Transcribe the full listing exactly, and drop every picture.

Dataset section:
· · · ·

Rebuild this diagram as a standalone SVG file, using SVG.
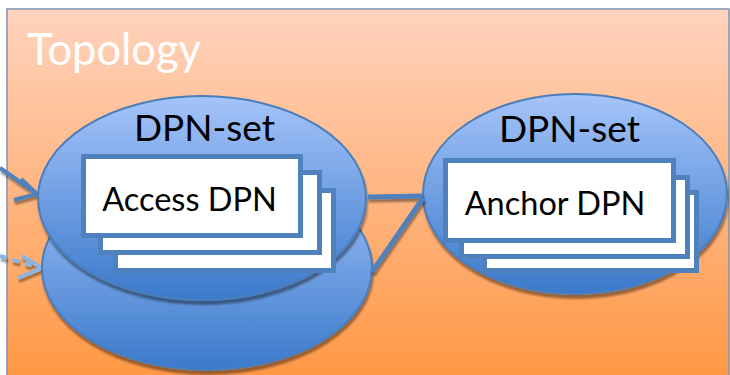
<svg xmlns="http://www.w3.org/2000/svg" width="730" height="375" viewBox="0 0 730 375">
<defs>
<linearGradient id="bg" x1="0" y1="0" x2="0" y2="1">
<stop offset="0" stop-color="#FFD3BE"/>
<stop offset="1" stop-color="#FF9844"/>
</linearGradient>
<linearGradient id="blue" x1="0" y1="0" x2="0" y2="1">
<stop offset="0" stop-color="#A5C4FA"/>
<stop offset="1" stop-color="#3B7ACB"/>
</linearGradient>
<filter id="sh" x="-10%" y="-10%" width="120%" height="130%">
<feDropShadow dx="1" dy="4" stdDeviation="1.2" flood-color="#000" flood-opacity="0.4"/>
</filter>
<filter id="shl" filterUnits="userSpaceOnUse" x="0" y="0" width="730" height="375">
<feDropShadow dx="1" dy="3" stdDeviation="0.8" flood-color="#000" flood-opacity="0.4"/>
</filter>
<style>
.set{fill:url(#blue);stroke:#4A7EBB;stroke-width:2;filter:url(#sh)}
.card{fill:#fff;stroke:#4F81BD;stroke-width:5}
.lbl{font-family:Lato,"Liberation Sans",sans-serif;fill:#000;text-anchor:middle}
.con{stroke:#4F81BD;stroke-width:5;fill:none;filter:url(#shl)}
.arr{stroke-width:4;fill:none;filter:url(#shl)}
</style>
</defs>
<rect x="7" y="9" width="722" height="370" fill="url(#bg)" stroke="#8093AE" stroke-width="1.5"/>
<text x="27" y="65" font-family="Lato,'Liberation Sans',sans-serif" font-size="43.5" fill="#fff">Topology</text>

<g id="arrows-in">
<g class="arr" stroke="#4F81BD">
<path d="M0 168 L36 193"/>
<path d="M21 179 L37 194 L14 200"/>
</g>
<g class="arr" stroke="#8EB4E3">
<path d="M0 256 L41 268" stroke-dasharray="7 6"/>
<path d="M22 256 L42 268 L18 278"/>
</g>
</g>

<g id="access-set-back">
<ellipse class="set" cx="207" cy="268" rx="165" ry="102"/>
</g>
<g id="access-set">
<ellipse class="set" cx="202" cy="198" rx="164" ry="102"/>
<text class="lbl" x="204.5" y="141" font-size="37">DPN-set</text>
</g>
<g id="access-dpn">
<rect class="card" x="115.5" y="190.5" width="218" height="80"/>
<rect class="card" x="100.5" y="172.5" width="219" height="80"/>
<rect class="card" x="83.5" y="156.5" width="217" height="79"/>
<text class="lbl" x="189.5" y="211" font-size="32.5">Access DPN</text>
</g>

<g id="anchor-set">
<ellipse class="set" cx="575" cy="194" rx="152" ry="100"/>
<text class="lbl" x="569.5" y="142" font-size="37">DPN-set</text>
</g>
<g id="anchor-dpn">
<rect class="card" x="484.5" y="192.5" width="212" height="78"/>
<rect class="card" x="461.5" y="177.5" width="226" height="79"/>
<rect class="card" x="445.5" y="160.5" width="228" height="80"/>
<text class="lbl" x="555" y="215" font-size="32.5">Anchor DPN</text>
</g>

<g id="connectors">
<path class="con" d="M368 197 L423 196"/>
<path class="con" d="M423 198 L372 272"/>
</g>
</svg>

· · · ·

Exercise solution:
Rebuild this diagram as a standalone SVG file, using SVG.
<svg xmlns="http://www.w3.org/2000/svg" width="730" height="375" viewBox="0 0 730 375">
<defs>
<linearGradient id="bg" x1="0" y1="0" x2="0" y2="1">
<stop offset="0" stop-color="#FFD3BE"/>
<stop offset="1" stop-color="#FF9844"/>
</linearGradient>
<linearGradient id="blue" x1="0" y1="0" x2="0" y2="1">
<stop offset="0" stop-color="#A5C4FA"/>
<stop offset="1" stop-color="#3B7ACB"/>
</linearGradient>
<filter id="sh" x="-10%" y="-10%" width="120%" height="130%">
<feDropShadow dx="1" dy="4" stdDeviation="1.2" flood-color="#000" flood-opacity="0.4"/>
</filter>
<filter id="shl" filterUnits="userSpaceOnUse" x="0" y="0" width="730" height="375">
<feDropShadow dx="1" dy="3" stdDeviation="0.8" flood-color="#000" flood-opacity="0.4"/>
</filter>
<style>
.set{fill:url(#blue);stroke:#4A7EBB;stroke-width:2;filter:url(#sh)}
.card{fill:#fff;stroke:#4F81BD;stroke-width:5}
.lbl{font-family:Lato,"Liberation Sans",sans-serif;fill:#000;text-anchor:middle}
.con{stroke:#4F81BD;stroke-width:5;fill:none;filter:url(#shl)}
.arr{stroke-width:4;fill:none;filter:url(#shl)}
</style>
</defs>
<rect x="7" y="9" width="722" height="370" fill="url(#bg)" stroke="#8093AE" stroke-width="1.5"/>
<text x="27" y="65" font-family="Lato,'Liberation Sans',sans-serif" font-size="43.5" fill="#fff">Topology</text>

<g id="arrows-in">
<g class="arr" stroke="#4F81BD">
<path d="M0 168 L36 193"/>
<path d="M21 179 L37 194 L14 200"/>
</g>
<g class="arr" stroke="#8EB4E3">
<path d="M0 256 L41 268" stroke-dasharray="7 6"/>
<path d="M22 256 L42 268 L18 278"/>
</g>
</g>

<g id="access-set-back">
<ellipse class="set" cx="207" cy="268" rx="165" ry="102"/>
</g>
<g id="access-set">
<ellipse class="set" cx="202" cy="198" rx="164" ry="102"/>
<text class="lbl" x="204.5" y="141" font-size="37">DPN-set</text>
</g>
<g id="access-dpn">
<rect class="card" x="115.5" y="190.5" width="218" height="80"/>
<rect class="card" x="100.5" y="172.5" width="219" height="80"/>
<rect class="card" x="83.5" y="156.5" width="217" height="79"/>
<text class="lbl" x="189.5" y="211" font-size="32.5">Access DPN</text>
</g>

<g id="anchor-set">
<ellipse class="set" cx="575" cy="194" rx="152" ry="100"/>
<text class="lbl" x="569.5" y="142" font-size="37">DPN-set</text>
</g>
<g id="anchor-dpn">
<rect class="card" x="484.5" y="192.5" width="212" height="78"/>
<rect class="card" x="461.5" y="177.5" width="226" height="79"/>
<rect class="card" x="445.5" y="160.5" width="228" height="80"/>
<text class="lbl" x="555" y="215" font-size="32.5">Anchor DPN</text>
</g>

<g id="connectors">
<path class="con" d="M368 197 L423 196"/>
<path class="con" d="M423 198 L372 272"/>
</g>
</svg>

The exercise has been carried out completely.